Tips for using Frontline |
Frontline is a simulation based on the challenges faced by relief workers in a war zone. It provides an ideal way to stimulate interest in the theme of conflict or alternatively can be used as an end of unit reward. Problem solving, decision-making and group work skills can all be taught and developed throughout the Frontline experience. A progress board keeps track of all players and adds a competitive element that motivates students.
How does it work?
Frontline can be played by individuals or a group. To increase the skills learnt through the experience we recommend groups. The instructions below assume groups but can easily be adapted to individuals.
There are five phases to the game. Applying to play and four decision-making scenarios. The game is programmed so the decision making scenarios have to be played a day apart. So it takes a minimum of four sessions at a computer to complete the game. These four sessions can be played anytime within the four weeks that applications are open of each school term. Check these dates online using the more info button on the welcome panel.
Preparation to play
- Work out how to structure the minimum of four sessions and book computers accordingly (if this is necessary). Options include once a week for four weeks or 4 days in a row.
- Divide the class into groups of 3-4 members.
- Background the Frontline Simulation. Explain each group needs to apply to be a Rapid Response Team (RRT). If accepted they will be sent to a war zone to co-ordinate relief. The prime goal is to assist as many people as possible affected by the war.
- Groups decide on a RRT name, User name and password.
Applying to play Frontline
- Open Frontline from the sidebar menu on this page (If not currently on-line log on, go to http://frontline.worldvision.org.nz and click on the Frontline button to open the game).
- Apply for a position as a RRT by clicking on the 'Apply Here' button in the welcome panel and following the instructions.
It is important to remember the username and password for future sessions. An email is sent for the students' records.
- Inform students of the competitive element. Progress as a team is recorded on the RRT Progress Board, based on people helped and funds available. Open the RRT Progress from side menu to see how other teams already playing are progressing.
Playing a Scenarios
Remember the game will take at least 4 sessions to complete. The intention of this is to encourage students to think carefully about each scenario and to build a learning community of players that extends beyond one classroom. To play a scenario:
- Logon to the website (www.worldvision.org.nz/frontline) and open Frontline via the side menu or the Frontline box.
- Login using username and password. (If you have forgotten use the 'Lost Password' button on welcome panel and follow the instructions. A reminder email will be sent automatically to the email address that was provided on application.)
- Click on Director's Desk on side menu to access latest Brief. This outlines what the RRT is expected to do.
- Remember to use the Information files to find background information to help make informed and appropriate decisions. These can be accessed via the Brief which has a link or by using the side menu.
- Once ready to send decisions to the Director complete the Situation Report (Sit. Rep.). This can be done by clicking on the Sit. Rep. link at the bottom of the Director's Brief or going to the Sent box and opening the Sit. Rep.
- Check the Results Brief which will appear in your Inbox immediately.

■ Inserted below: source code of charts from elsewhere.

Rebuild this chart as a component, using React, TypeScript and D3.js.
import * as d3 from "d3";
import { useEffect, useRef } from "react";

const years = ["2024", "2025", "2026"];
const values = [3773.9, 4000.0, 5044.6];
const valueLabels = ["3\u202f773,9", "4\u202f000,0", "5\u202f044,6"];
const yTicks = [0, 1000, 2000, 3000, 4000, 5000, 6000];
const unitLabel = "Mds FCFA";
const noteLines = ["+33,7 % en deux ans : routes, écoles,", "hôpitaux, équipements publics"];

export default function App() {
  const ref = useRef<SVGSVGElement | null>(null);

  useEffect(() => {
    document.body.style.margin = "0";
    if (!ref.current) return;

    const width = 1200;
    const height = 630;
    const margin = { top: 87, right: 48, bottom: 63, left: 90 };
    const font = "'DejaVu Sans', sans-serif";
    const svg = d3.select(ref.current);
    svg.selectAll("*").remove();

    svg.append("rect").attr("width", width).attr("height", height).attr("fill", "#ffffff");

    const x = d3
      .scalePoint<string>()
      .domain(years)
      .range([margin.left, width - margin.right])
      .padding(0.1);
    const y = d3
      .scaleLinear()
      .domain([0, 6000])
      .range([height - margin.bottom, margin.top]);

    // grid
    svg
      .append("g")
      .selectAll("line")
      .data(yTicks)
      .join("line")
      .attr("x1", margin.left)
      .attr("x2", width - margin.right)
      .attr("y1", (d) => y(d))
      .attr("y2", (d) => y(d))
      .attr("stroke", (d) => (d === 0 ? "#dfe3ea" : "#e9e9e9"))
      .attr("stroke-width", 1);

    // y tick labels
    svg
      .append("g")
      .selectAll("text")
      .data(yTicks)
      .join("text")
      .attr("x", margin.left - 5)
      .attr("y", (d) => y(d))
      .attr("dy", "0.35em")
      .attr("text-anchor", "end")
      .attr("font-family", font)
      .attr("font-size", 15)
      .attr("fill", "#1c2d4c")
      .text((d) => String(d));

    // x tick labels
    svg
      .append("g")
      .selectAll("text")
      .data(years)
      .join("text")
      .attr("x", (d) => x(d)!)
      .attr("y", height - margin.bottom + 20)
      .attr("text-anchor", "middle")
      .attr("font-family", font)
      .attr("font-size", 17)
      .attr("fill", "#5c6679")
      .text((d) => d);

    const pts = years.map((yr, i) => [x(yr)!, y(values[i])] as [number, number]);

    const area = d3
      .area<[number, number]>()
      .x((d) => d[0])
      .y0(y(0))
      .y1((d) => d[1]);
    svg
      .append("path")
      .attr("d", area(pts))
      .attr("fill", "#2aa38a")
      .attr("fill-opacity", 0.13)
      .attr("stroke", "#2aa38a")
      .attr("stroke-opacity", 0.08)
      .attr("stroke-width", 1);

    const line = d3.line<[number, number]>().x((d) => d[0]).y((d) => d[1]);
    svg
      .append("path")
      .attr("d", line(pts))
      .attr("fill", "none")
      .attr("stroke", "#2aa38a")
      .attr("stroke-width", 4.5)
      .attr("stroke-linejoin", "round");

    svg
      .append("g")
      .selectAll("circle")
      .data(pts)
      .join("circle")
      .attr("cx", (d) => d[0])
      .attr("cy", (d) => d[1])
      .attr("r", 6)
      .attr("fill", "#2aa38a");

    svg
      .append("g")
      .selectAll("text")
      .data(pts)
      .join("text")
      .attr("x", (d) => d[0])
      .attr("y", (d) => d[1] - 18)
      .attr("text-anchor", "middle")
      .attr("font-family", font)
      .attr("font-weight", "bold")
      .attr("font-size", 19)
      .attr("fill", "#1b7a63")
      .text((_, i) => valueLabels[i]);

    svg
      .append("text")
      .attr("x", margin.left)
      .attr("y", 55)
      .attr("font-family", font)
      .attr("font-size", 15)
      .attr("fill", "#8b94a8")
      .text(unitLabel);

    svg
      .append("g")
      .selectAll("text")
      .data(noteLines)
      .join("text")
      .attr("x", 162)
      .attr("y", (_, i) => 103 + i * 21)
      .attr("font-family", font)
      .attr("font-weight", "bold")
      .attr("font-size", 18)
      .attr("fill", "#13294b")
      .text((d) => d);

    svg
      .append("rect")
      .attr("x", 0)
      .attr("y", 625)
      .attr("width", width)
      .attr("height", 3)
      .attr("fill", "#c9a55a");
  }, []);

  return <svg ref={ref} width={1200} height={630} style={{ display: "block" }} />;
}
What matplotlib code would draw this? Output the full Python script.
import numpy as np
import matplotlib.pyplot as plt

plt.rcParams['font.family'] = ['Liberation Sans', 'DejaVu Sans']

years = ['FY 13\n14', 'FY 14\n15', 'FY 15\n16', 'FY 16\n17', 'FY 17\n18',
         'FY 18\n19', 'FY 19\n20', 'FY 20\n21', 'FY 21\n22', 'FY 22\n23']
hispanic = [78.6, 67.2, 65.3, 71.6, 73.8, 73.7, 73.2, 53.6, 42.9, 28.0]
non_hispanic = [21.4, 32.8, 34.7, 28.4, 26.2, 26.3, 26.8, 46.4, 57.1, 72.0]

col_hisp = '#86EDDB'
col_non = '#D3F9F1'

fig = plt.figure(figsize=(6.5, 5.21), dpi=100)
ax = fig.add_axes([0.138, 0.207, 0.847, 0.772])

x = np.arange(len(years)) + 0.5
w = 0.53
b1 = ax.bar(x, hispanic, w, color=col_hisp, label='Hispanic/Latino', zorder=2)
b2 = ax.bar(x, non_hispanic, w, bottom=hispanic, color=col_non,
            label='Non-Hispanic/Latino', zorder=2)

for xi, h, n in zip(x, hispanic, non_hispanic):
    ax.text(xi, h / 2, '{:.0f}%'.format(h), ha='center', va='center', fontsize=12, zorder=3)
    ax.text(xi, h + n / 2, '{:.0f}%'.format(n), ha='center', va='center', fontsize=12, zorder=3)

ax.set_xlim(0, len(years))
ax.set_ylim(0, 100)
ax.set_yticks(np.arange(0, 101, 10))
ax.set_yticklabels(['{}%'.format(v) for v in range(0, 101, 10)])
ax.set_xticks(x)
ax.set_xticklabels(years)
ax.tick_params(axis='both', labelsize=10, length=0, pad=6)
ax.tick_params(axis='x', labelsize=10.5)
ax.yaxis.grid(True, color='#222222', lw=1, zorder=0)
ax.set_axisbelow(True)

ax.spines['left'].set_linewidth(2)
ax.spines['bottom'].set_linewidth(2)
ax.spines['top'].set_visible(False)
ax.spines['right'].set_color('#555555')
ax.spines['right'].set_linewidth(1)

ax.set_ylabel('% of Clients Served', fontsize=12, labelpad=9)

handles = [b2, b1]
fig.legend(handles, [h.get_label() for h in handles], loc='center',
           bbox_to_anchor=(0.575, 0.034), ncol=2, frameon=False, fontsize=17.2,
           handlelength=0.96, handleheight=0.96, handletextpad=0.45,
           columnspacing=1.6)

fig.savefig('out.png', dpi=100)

- Check progress made against other RRTs by going to the RRT Progress board using the side menu.
Additional work and scoring
The Frontline game can become more than just the online experience. It has the potential to be an integrated unit of writing and/or media studies activity. Opportunity for this has been given in Sit. Rep. #2, #3 and #4 as materials for the media. Information File 2.4 gives examples of a press release, photos and video interview footage. These are just starting points. Teams using their imagination will think of other ways to get additional points and take their team to the top. Teachers need to decide how they will score according to the quantity and quality of materials submitted and what additional work they consider appropriate. A classroom wall display of the work produced plus a class scoring sheet that records the online score plus teacher awarded points for additional work will add to the students' motivation.
Group record of work
It can be helpful for the teacher and the students to keep a record of the group's planning, work and progress. Teachers need to organise students with a folder or other method of storing group information, planning, hard copy of Sit. Reps. and any additional work that has been produced. This can then be used as an assessment tool e.g. self management and competitive skills or social and cooperative skills.

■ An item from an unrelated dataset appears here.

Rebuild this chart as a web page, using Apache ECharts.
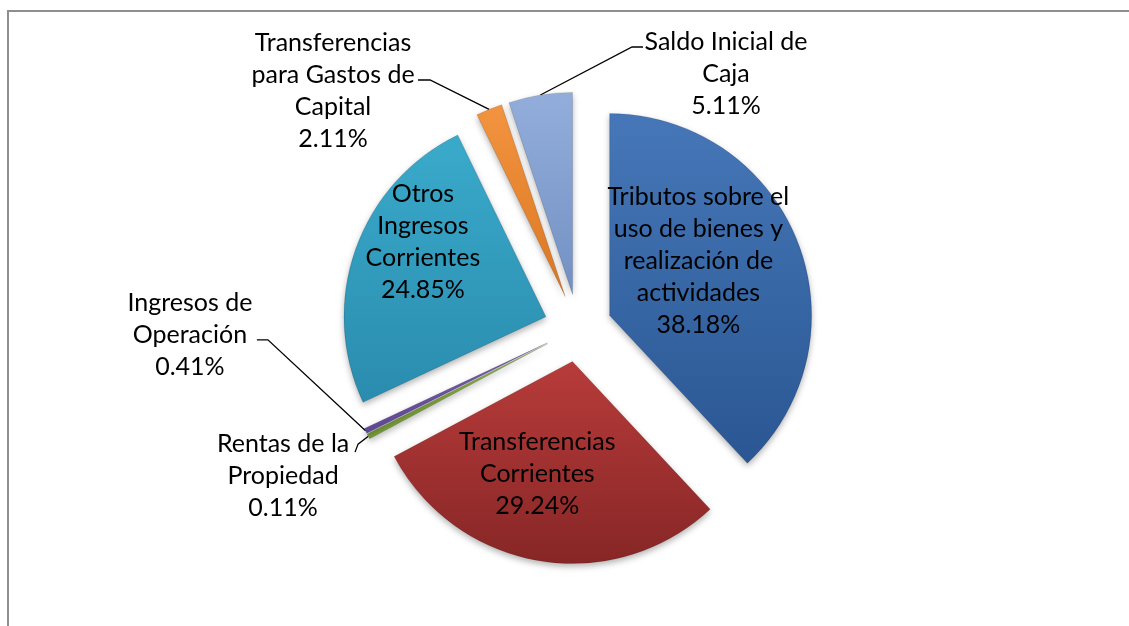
<!DOCTYPE html>
<html lang="es">

<head>
  <meta charset="utf-8">
  <title>Ingresos</title>
  <script src="https://cdn.jsdelivr.net/npm/echarts@6.0.0/dist/echarts.min.js"></script>
  <style>
    html, body { margin: 0; padding: 0; background: #fff; }
  </style>
</head>

<body>
<div id="main" style="width: 1129px;height:626px;"></div>
<script type="text/javascript">
    // datos (porcentaje del total), en sentido horario desde las 12
    var categories = [
        'Tributos sobre el uso de bienes y realización de actividades',
        'Transferencias Corrientes',
        'Rentas de la Propiedad',
        'Ingresos de Operación',
        'Otros Ingresos Corrientes',
        'Transferencias para Gastos de Capital',
        'Saldo Inicial de Caja'
    ];
    var values = [38.18, 29.24, 0.11, 0.41, 24.85, 2.11, 5.11];
    // nombres cortados en lineas como en la etiqueta original
    var labelNames = [
        ['Tributos sobre el', 'uso de bienes y', 'realización de', 'actividades'],
        ['Transferencias', 'Corrientes'],
        ['Rentas de la', 'Propiedad'],
        ['Ingresos de', 'Operación'],
        ['Otros', 'Ingresos', 'Corrientes'],
        ['Transferencias', 'para Gastos de', 'Capital'],
        ['Saldo Inicial de', 'Caja']
    ];

    var colors = [
        ['#4677b8', '#2a5793'],
        ['#b73c3a', '#872626'],
        ['#95bd4c', '#7ba23a'],
        ['#7a60ae', '#5f4892'],
        ['#3aaacb', '#2a8cae'],
        ['#f39440', '#db7722'],
        ['#93aedb', '#7290c3']
    ];
    var inside = [true, true, false, false, true, false, false];

    var pieCenter = [578, 328];
    var pieRadius = 202;
    var selOffset = 34;

    // posiciones de las etiquetas exteriores (centro del bloque) y codo de la guia
    var outerLabels = {
        2: {x: 283, y: 476, elbow: [358, 444], end: [355, 452]},
        3: {x: 190, y: 335, elbow: [268, 340], end: [257, 340]},
        5: {x: 333, y: 91, elbow: [430, 80], end: [418, 80]},
        6: {x: 726, y: 74, elbow: [632, 47], end: [643, 47]}
    };
    var innerShift = {0: [-8, -16], 1: [-18, 10], 4: [-25, -40]};

    // desplazamiento del sector separado (etiqueta y guia van en coordenadas del sector)
    function sliceShift(idx) {
        var total = 0, cum = 0;
        for (var k = 0; k < values.length; k++) {
            total += values[k];
            if (k < idx) cum += values[k];
        }
        var a = (90 - (cum + values[idx] / 2) / total * 360) * Math.PI / 180;
        return [selOffset * Math.cos(a), -selOffset * Math.sin(a)];
    }

    var myChart = echarts.init(document.getElementById('main'));

    var pieData = [];
    for (var i = 0; i < values.length; i++) {
        pieData.push({
            name: categories[i],
            value: values[i],
            selected: true,
            itemStyle: {
                color: new echarts.graphic.LinearGradient(0, 0, 0, 1, [
                    {offset: 0, color: colors[i][0]},
                    {offset: 1, color: colors[i][1]}
                ])
            },
            label: {
                position: inside[i] ? 'inside' : 'outside'
            },
            labelLine: {
                show: !inside[i]
            }
        });
    }

    var textStyle = {
        color: '#000',
        fontFamily: 'Lato',
        fontSize: 25,
        lineHeight: 32,
        align: 'center'
    };

    option = {
        animation: false,
        graphic: [{
            type: 'rect',
            shape: {x: 8, y: 11, width: 1300, height: 800},
            style: {fill: 'none', stroke: '#8e8e8e', lineWidth: 2},
            silent: true
        }],
        series: [{
            type: 'pie',
            center: pieCenter,
            radius: [0, pieRadius],
            startAngle: 90,
            clockwise: true,
            selectedMode: 'multiple',
            selectedOffset: selOffset,
            avoidLabelOverlap: false,
            minAngle: 1.5,
            itemStyle: {
                borderColor: 'rgba(0,0,0,0.12)',
                borderWidth: 1,
                shadowColor: 'rgba(0,0,0,0.3)',
                shadowBlur: 6,
                shadowOffsetY: 3
            },
            label: {
                color: '#000',
                fontFamily: 'Lato',
                fontSize: 25,
                lineHeight: 32,
                formatter: function (params) {
                    var lines = labelNames[params.dataIndex].concat([params.value.toFixed(2) + '%']);
                    return lines.map(function (l) { return '{c|' + l + '}'; }).join('\n');
                },
                rich: {c: textStyle}
            },
            labelLine: {
                length: 30,
                length2: 10,
                lineStyle: {color: '#000', width: 1.3}
            },
            labelLayout: function (params) {
                var idx = params.dataIndex;
                var o = outerLabels[idx];
                var r = params.labelRect;
                if (o) {
                    var s = sliceShift(idx);
                    var res = {
                        dx: o.x - s[0] - (r.x + r.width / 2),
                        dy: o.y - s[1] - (r.y + r.height / 2)
                    };
                    if (params.labelLinePoints) {
                        var p = params.labelLinePoints;
                        p[1] = [o.elbow[0] - s[0], o.elbow[1] - s[1]];
                        p[2] = [o.end[0] - s[0], o.end[1] - s[1]];
                        res.labelLinePoints = p;
                    }
                    return res;
                }
                var sh = innerShift[idx];
                if (sh) {
                    return {dx: sh[0], dy: sh[1]};
                }
            },
            emphasis: {disabled: true},
            data: pieData
        }]
    };

    myChart.setOption(option);
</script>

</body>
</html>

If computer useage is an issue
Here's a suggestion of how to get around this, so students don't miss the Frontline experience. The teacher needs to apply and play each scenario. If played at speed without much thought this should take no more than 15 minutes per scenario over the minimum of four days. Print a copy of each Director's brief, Sit. Rep. and Information Files. Photocopy a set for each group. The students can then discuss and make decisions away from the computer reducing the time needed at a computer. One member per group could be responsible for applying and entering the decisions in their own time, either on a school computer (i.e. in the library) or at home. Alternatively teachers may want to enter the results for the groups themselves.
Playing more than once
Once a player has completed the Frontline experience it is possible to register again under a different RRT name, Username and Password. This is a great way to assess their increased knowledge and understanding.